Her furniture works can be found in national public and international private collections, including the Royal Ontario Museum, (curio box & display cabinets), the Canadian Film Centre, (library reception), Stanley Ho of Hong Kong (bedroom & dining room suite), David C.W. MacDonald of Toronto ('Temagami' pedestals, 'Wolf Settee Courting Bench' & 'Thee Mirror), Rosamond Ivey of Toronto (bedroom suite) and Elizabeth Hanson of Toronto (children beds).

The Hanson commission of 'three children's beds designed by MLH' was published in 'Furniture: Architects & Designers Originals by Carol Soucek King, MFA, PhD in 1994. Holton and Frank Gehry were the only Canadians honoured in this publication about international furniture designers.

One commission, 'The Four Canadian Fireside Chairs' was the subject of her second novel, The Gilded Beaver by Anonymous.

==== Filmmaking ====
Holton began working in film with Jane Walker Manchee, as co-producer, director, writer and sound recordist for their first 54 min documentary, In the Eye of the Hunter (1984-1986). The film was broadcast on Cable 10, Toronto, for six months in a late night spot.

Over the last 20 years, Holton has created over forty additional short documentary films, under 15 minutes each. In 2015, Holton's film & photographic works were shown in The World's Shortest Film Fest, as part of the Niagara Film Festival and Oakville Film Festival. Her 14-minute documentary, 'Harold Dickert: Burlington Luthier', was shown at the Hamilton Music & Film Festival in September 2015. Her documentary, 'David Lambert: Fastest Knot-Tyer in Canada', was shown at the 10th Annual Hamilton Film Festival in November 2015.
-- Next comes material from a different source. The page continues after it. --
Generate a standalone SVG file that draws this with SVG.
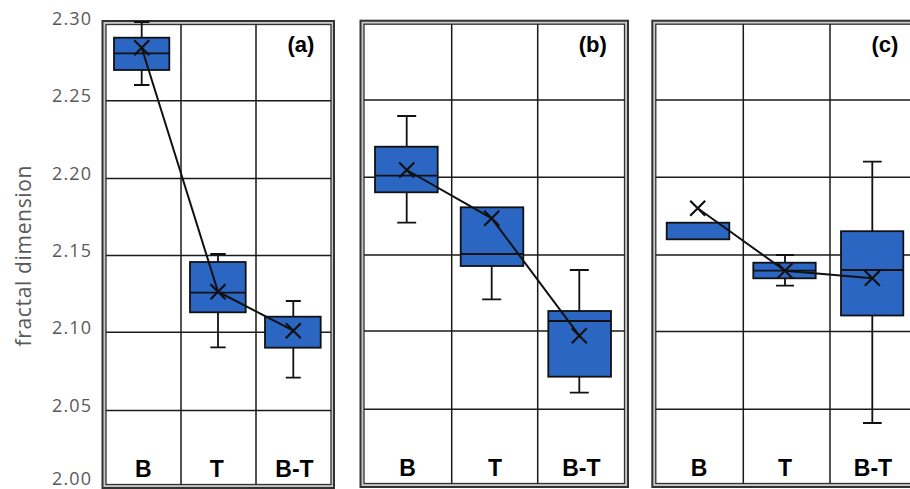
<svg xmlns="http://www.w3.org/2000/svg" width="910" height="489" viewBox="0 0 910 489">
<style>
.fo{fill:#c8c8c8;stroke:#333;stroke-width:2}
.fi{fill:#fff;stroke:#333;stroke-width:1.3}
.g{stroke:#1a1a1a;stroke-width:1.5;fill:none}
.box{fill:#2B66C2;stroke:#111;stroke-width:1.8}
.med{stroke:#111;stroke-width:1.8}
.wh{stroke:#111;stroke-width:1.8;fill:none}
.mx{stroke:#111;stroke-width:2.2;fill:none}
.ln{stroke:#111;stroke-width:2;fill:none}
.ax{font-family:"Open Sans","Liberation Sans",sans-serif;font-size:18px;fill:#595959}
.cat{font-family:"Liberation Sans",Arial,sans-serif;font-weight:bold;font-size:23px;fill:#000;text-anchor:middle}
.pl{font-family:"Liberation Sans",Arial,sans-serif;font-weight:bold;font-size:22px;fill:#000;text-anchor:middle}
</style>
<rect width="910" height="489" fill="#fff"/>

<g id="y-axis">
<text class="ax" x="91" y="25" text-anchor="end" textLength="39">2.30</text>
<text class="ax" x="91" y="102" text-anchor="end" textLength="39">2.25</text>
<text class="ax" x="91" y="179.5" text-anchor="end" textLength="39">2.20</text>
<text class="ax" x="91" y="257" text-anchor="end" textLength="39">2.15</text>
<text class="ax" x="91" y="334" text-anchor="end" textLength="39">2.10</text>
<text class="ax" x="91" y="411.5" text-anchor="end" textLength="39">2.05</text>
<text class="ax" x="91" y="485" text-anchor="end" textLength="39">2.00</text>
<text class="ax" style="font-size:21px" transform="translate(31,256) rotate(-90)" text-anchor="middle" textLength="181">fractal dimension</text>
</g>

<g id="panel-a">
<rect class="fo" x="102.5" y="21" width="231.5" height="467"/>
<rect class="fi" x="106" y="24.5" width="225" height="460"/>
<path class="g" d="M181,24.5V484.5M256,24.5V484.5M106,100.7H331M106,178.5H331M106,255.5H331M106,332.3H331M106,410.5H331"/>
<g id="a-B">
<path class="wh" d="M141.7,22V37.7M141.7,70V85M134,22H149.4M134,85H149.4"/>
<rect class="box" x="114" y="37.7" width="55.3" height="32.3"/>
<path class="med" d="M114,53.3H169.3"/>
</g>
<g id="a-T">
<path class="wh" d="M218,254V262M218,312.3V347.3M210.3,254H225.7M210.3,347.3H225.7"/>
<rect class="box" x="190" y="262" width="55.7" height="50.3"/>
<path class="med" d="M190,292.7H245.7"/>
</g>
<g id="a-BT">
<path class="wh" d="M293.3,301V316.7M293.3,347.7V377.7M285.8,301H300.8M285.8,377.7H300.8"/>
<rect class="box" x="265" y="316.7" width="55.7" height="31"/>
</g>
<text class="pl" x="301" y="51.5">(a)</text>
<text class="cat" x="143.3" y="477">B</text>
<text class="cat" x="216.8" y="477">T</text>
<text class="cat" x="294.5" y="477">B-T</text>
</g>

<g id="panel-b">
<rect class="fo" x="360.5" y="20.7" width="267.5" height="466.3"/>
<rect class="fi" x="364" y="24.2" width="260.5" height="459.3"/>
<path class="g" d="M451.7,24.2V483.5M537.7,24.2V483.5M364,100H624.5M364,177.3H624.5M364,255H624.5M364,331H624.5M364,409.3H624.5"/>
<g id="b-B">
<path class="wh" d="M406.7,116V146.7M406.7,192.3V222.7M397.2,116H416.2M397.2,222.7H416.2"/>
<rect class="box" x="375" y="146.7" width="62.7" height="45.6"/>
<path class="med" d="M375,175.7H437.7"/>
</g>
<g id="b-T">
<path class="wh" d="M491.7,266V299.3M482.2,299.3H501.2"/>
<rect class="box" x="460.7" y="207.3" width="62.6" height="58.7"/>
<path class="med" d="M460.7,254H523.3"/>
</g>
<g id="b-BT">
<path class="wh" d="M579.3,270V311M579.3,376.7V392.7M569.8,270H588.8M569.8,392.7H588.8"/>
<rect class="box" x="548.3" y="311" width="62.7" height="65.7"/>
<path class="med" d="M548.3,321H611"/>
</g>
<text class="pl" x="592.7" y="51.5">(b)</text>
<text class="cat" x="407.5" y="475.5">B</text>
<text class="cat" x="495" y="475.5">T</text>
<text class="cat" x="581.3" y="475.5">B-T</text>
</g>

<g id="panel-c">
<rect class="fo" x="652.3" y="20.7" width="280" height="466.3"/>
<rect class="fi" x="655.8" y="24.2" width="273" height="459.3"/>
<path class="g" d="M743.3,24.2V483.5M830,24.2V483.5M655.8,100H928M655.8,177.3H928M655.8,255H928M655.8,331.5H928M655.8,409.3H928"/>
<g id="c-B">
<rect class="box" x="666.7" y="222.7" width="62.6" height="16.6"/>
</g>
<g id="c-T">
<path class="wh" d="M785,255V262.7M785,278.3V285.7M776,255H794M776,285.7H794"/>
<rect class="box" x="753.3" y="262.7" width="62.4" height="15.6"/>
<path class="med" d="M753.3,270.7H815.7"/>
</g>
<g id="c-BT">
<path class="wh" d="M872.3,161.7V231.2M872.3,315.5V423M863,161.7H881.7M863,423H881.7"/>
<rect class="box" x="841" y="231.2" width="62.3" height="84.3"/>
<path class="med" d="M841,270H903.3"/>
</g>
<text class="pl" x="885" y="51.5">(c)</text>
<text class="cat" x="699" y="475.5">B</text>
<text class="cat" x="785" y="475.5">T</text>
<text class="cat" x="873" y="475.5">B-T</text>
</g>

<g id="connectors">
<path class="ln" d="M141.7,47.7L218,291.7L293.3,330.7"/>
<path class="ln" d="M406.7,170L491.7,218.3L579.3,335.7"/>
<path class="ln" d="M697.7,208.3L785,270.7L872.3,278.3"/>
<g class="mx">
<path d="M134.2,40.2L149.2,55.2M149.2,40.2L134.2,55.2"/>
<path d="M210.5,284.2L225.5,299.2M225.5,284.2L210.5,299.2"/>
<path d="M285.8,323.2L300.8,338.2M300.8,323.2L285.8,338.2"/>
<path d="M399.2,162.5L414.2,177.5M414.2,162.5L399.2,177.5"/>
<path d="M484.2,210.8L499.2,225.8M499.2,210.8L484.2,225.8"/>
<path d="M571.8,328.2L586.8,343.2M586.8,328.2L571.8,343.2"/>
<path d="M690.2,200.8L705.2,215.8M705.2,200.8L690.2,215.8"/>
<path d="M777.5,263.2L792.5,278.2M792.5,263.2L777.5,278.2"/>
<path d="M864.8,270.8L879.8,285.8M879.8,270.8L864.8,285.8"/>
</g>
</g>
</svg>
Her first dramatic narrative short film (25 minutes), The Frozen Goose, was based on her published short story of the same name, included as the end story in the WW1 anthology, Engraved: Canadian Stories of WW1, published by Seriphim Editions in 2014. Shot in February 2016, with a cast of five, at Westfield Heritage Centre in Rockton and other rural historic locations, the world premier of this period film was held at the Art Gallery of Burlington, on September 11, 2016. It screened twice during the 11th Annual Hamilton Film Festival. After a brief local theatrical release, it was broadcast on COGECO Halton during Remembrance Week and on CABLE 14 Hamilton as a Christmas Special on December 16, 2017. The film has since been licensed to educational distributor, McIntyre Media, for the domestic market.